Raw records
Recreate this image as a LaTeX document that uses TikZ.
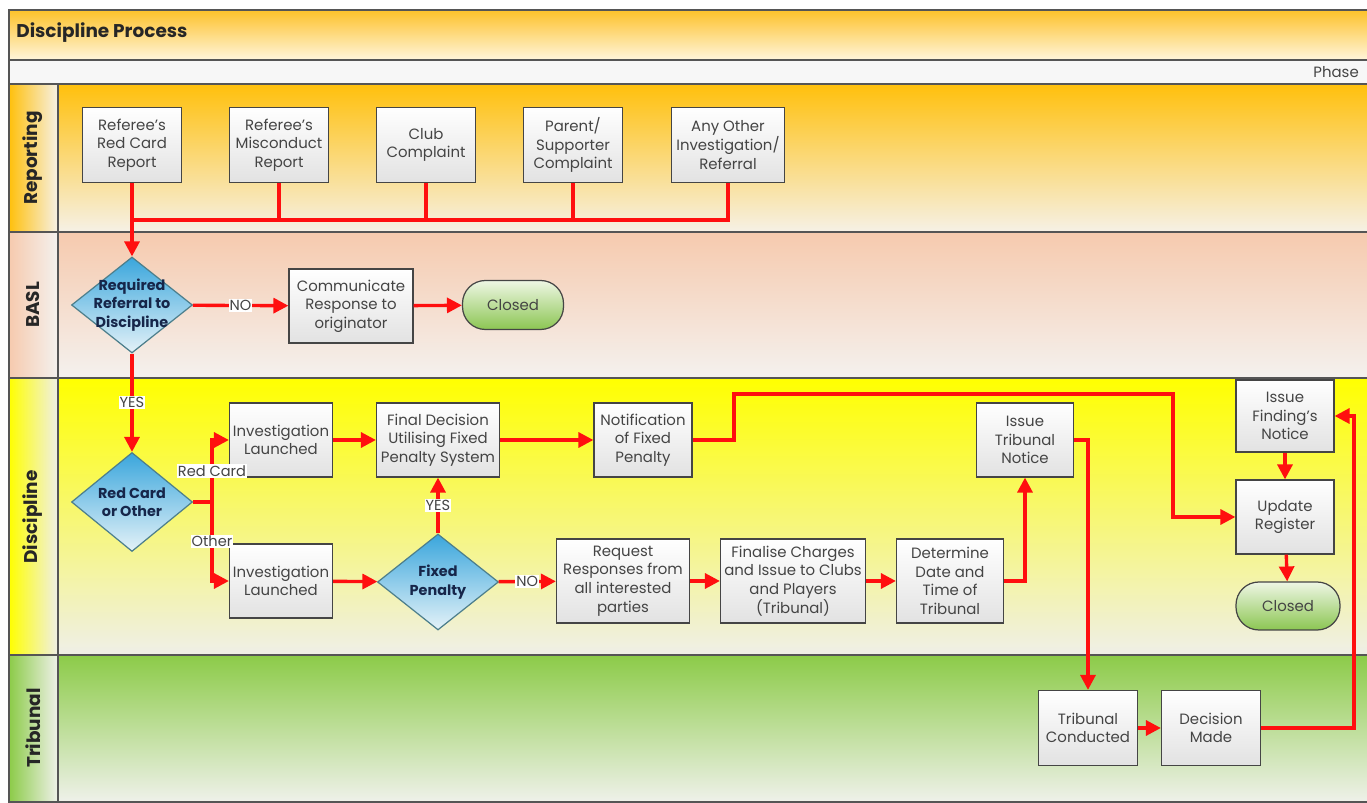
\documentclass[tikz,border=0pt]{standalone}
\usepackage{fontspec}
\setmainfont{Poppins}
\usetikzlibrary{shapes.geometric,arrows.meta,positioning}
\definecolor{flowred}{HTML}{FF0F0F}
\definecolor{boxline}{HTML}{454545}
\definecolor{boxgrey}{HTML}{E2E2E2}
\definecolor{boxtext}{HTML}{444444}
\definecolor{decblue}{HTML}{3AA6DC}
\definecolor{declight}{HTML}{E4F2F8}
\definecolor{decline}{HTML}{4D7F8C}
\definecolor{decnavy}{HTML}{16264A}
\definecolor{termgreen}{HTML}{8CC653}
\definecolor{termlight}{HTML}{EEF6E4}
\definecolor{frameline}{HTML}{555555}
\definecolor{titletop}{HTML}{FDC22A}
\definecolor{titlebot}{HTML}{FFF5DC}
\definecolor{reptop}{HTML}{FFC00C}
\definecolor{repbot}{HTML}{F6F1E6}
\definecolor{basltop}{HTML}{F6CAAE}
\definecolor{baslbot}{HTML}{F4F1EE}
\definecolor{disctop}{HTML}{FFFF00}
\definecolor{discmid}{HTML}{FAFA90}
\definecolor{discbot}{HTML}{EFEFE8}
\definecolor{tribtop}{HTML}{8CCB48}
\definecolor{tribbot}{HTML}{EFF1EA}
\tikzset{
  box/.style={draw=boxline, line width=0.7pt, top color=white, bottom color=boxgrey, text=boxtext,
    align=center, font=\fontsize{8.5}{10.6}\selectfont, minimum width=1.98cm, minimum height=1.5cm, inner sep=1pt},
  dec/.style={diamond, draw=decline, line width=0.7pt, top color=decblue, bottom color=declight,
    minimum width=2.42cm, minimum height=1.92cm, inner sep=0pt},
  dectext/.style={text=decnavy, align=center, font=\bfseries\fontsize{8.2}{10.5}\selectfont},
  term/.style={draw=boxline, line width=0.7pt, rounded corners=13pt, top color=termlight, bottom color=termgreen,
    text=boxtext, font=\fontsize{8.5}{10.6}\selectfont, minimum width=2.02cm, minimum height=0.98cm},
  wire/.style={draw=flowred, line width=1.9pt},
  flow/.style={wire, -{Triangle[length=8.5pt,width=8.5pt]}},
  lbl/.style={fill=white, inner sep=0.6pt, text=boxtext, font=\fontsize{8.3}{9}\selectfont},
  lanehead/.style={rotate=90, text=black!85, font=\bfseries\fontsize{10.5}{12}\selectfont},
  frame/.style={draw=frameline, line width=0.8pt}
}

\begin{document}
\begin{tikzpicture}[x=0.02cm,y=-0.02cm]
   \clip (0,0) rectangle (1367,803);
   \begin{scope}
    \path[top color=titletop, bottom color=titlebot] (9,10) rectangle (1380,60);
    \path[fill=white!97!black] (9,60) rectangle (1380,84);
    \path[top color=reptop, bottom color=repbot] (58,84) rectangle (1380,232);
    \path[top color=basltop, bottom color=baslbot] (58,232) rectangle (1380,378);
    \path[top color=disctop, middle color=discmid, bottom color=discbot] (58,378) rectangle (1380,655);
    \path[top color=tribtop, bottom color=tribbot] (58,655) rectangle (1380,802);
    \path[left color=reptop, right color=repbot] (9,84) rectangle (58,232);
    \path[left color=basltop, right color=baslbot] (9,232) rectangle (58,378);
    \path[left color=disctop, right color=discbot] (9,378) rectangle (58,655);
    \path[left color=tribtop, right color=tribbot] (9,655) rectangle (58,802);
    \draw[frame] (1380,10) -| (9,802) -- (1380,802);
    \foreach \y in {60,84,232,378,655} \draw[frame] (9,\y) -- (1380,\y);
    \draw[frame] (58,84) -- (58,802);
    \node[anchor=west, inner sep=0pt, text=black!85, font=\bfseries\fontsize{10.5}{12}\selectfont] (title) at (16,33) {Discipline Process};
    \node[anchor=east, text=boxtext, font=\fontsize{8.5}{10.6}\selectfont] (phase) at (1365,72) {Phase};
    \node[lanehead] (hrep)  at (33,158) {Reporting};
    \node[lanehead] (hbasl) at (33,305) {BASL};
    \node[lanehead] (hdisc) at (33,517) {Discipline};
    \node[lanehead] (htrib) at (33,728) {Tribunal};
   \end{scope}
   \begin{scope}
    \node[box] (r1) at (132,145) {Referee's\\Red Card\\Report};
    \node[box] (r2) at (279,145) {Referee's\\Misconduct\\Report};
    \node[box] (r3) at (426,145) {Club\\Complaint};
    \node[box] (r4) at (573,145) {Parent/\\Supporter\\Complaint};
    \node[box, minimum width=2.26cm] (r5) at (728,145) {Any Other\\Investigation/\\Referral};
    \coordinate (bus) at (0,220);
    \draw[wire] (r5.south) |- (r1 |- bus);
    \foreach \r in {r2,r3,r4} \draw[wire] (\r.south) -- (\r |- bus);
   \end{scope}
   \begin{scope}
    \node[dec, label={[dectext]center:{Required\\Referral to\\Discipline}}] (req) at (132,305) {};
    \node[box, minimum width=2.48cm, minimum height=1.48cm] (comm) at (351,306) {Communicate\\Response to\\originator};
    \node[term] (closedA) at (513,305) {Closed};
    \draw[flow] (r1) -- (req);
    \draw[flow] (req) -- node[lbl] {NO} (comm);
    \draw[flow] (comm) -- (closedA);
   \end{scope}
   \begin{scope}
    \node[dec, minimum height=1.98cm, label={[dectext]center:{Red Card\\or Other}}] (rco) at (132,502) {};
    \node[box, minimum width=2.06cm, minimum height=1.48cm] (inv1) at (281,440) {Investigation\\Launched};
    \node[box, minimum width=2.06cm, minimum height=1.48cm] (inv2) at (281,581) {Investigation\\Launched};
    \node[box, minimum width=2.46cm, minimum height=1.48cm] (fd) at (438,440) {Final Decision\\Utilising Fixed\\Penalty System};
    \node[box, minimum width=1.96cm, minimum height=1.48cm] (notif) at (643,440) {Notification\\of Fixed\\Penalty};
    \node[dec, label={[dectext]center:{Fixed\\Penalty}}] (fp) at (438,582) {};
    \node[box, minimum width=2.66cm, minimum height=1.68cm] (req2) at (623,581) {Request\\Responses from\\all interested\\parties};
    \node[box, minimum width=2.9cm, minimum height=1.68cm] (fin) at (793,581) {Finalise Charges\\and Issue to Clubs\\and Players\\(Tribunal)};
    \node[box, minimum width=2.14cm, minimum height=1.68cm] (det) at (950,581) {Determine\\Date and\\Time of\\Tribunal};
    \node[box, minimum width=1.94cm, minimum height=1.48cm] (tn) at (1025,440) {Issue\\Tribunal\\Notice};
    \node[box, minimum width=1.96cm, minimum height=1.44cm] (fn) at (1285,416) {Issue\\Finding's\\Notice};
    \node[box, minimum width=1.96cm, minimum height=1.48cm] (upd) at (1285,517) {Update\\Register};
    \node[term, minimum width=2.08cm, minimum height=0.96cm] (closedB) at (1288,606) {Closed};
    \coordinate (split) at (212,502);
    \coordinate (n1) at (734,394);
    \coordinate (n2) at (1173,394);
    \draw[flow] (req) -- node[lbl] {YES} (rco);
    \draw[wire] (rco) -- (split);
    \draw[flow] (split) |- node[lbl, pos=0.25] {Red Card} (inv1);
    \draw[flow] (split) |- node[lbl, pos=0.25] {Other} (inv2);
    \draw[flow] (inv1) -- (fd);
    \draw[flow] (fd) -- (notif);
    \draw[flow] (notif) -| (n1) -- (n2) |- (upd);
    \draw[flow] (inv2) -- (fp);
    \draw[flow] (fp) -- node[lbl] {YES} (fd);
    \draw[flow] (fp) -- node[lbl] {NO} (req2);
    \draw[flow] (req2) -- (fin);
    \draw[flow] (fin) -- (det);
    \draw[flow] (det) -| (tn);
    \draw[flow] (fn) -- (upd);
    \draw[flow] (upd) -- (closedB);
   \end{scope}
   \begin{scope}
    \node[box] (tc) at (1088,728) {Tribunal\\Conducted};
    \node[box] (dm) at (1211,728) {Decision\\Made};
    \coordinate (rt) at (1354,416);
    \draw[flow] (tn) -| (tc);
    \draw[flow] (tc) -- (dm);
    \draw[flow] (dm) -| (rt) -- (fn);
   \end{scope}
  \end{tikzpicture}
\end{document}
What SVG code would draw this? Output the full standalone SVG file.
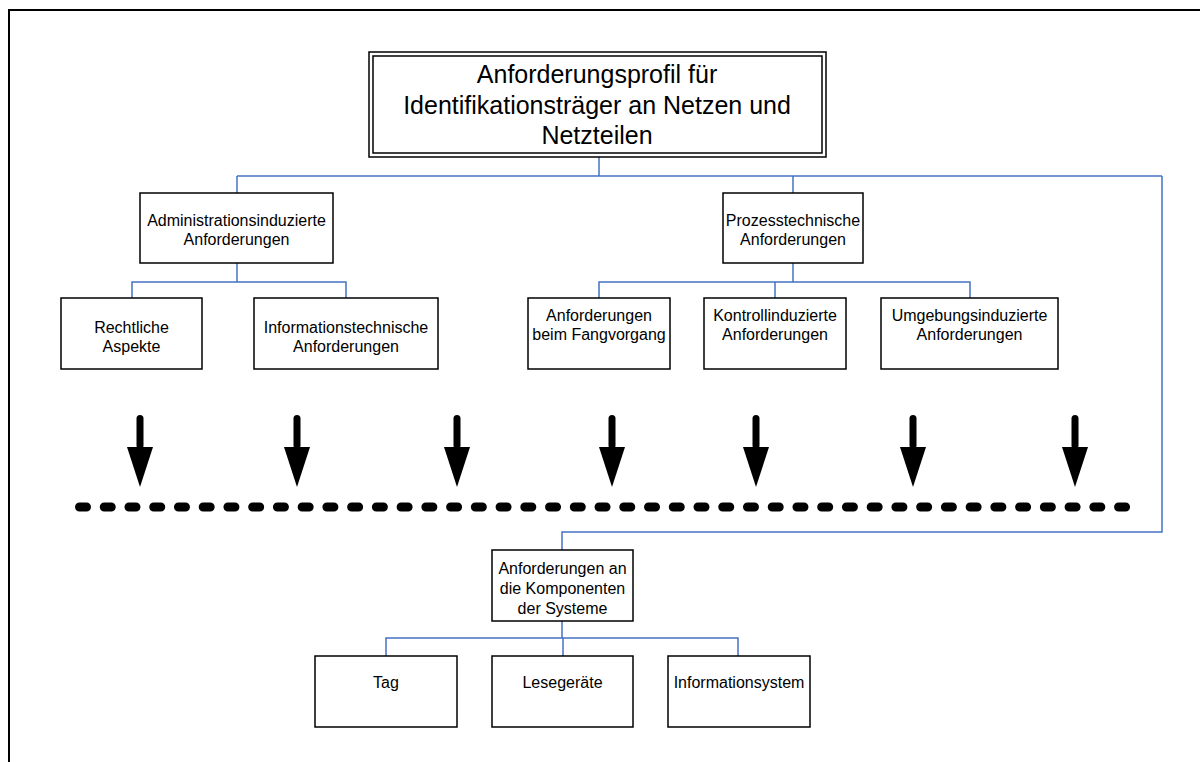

- [DIRECTION]: Gather up every line in the data above that contains the word "standalone", copying each one.

- [EXERCISE RESPONSE]:
\documentclass[tikz,border=0pt]{standalone}
What SVG code would draw this? Output the full standalone SVG file.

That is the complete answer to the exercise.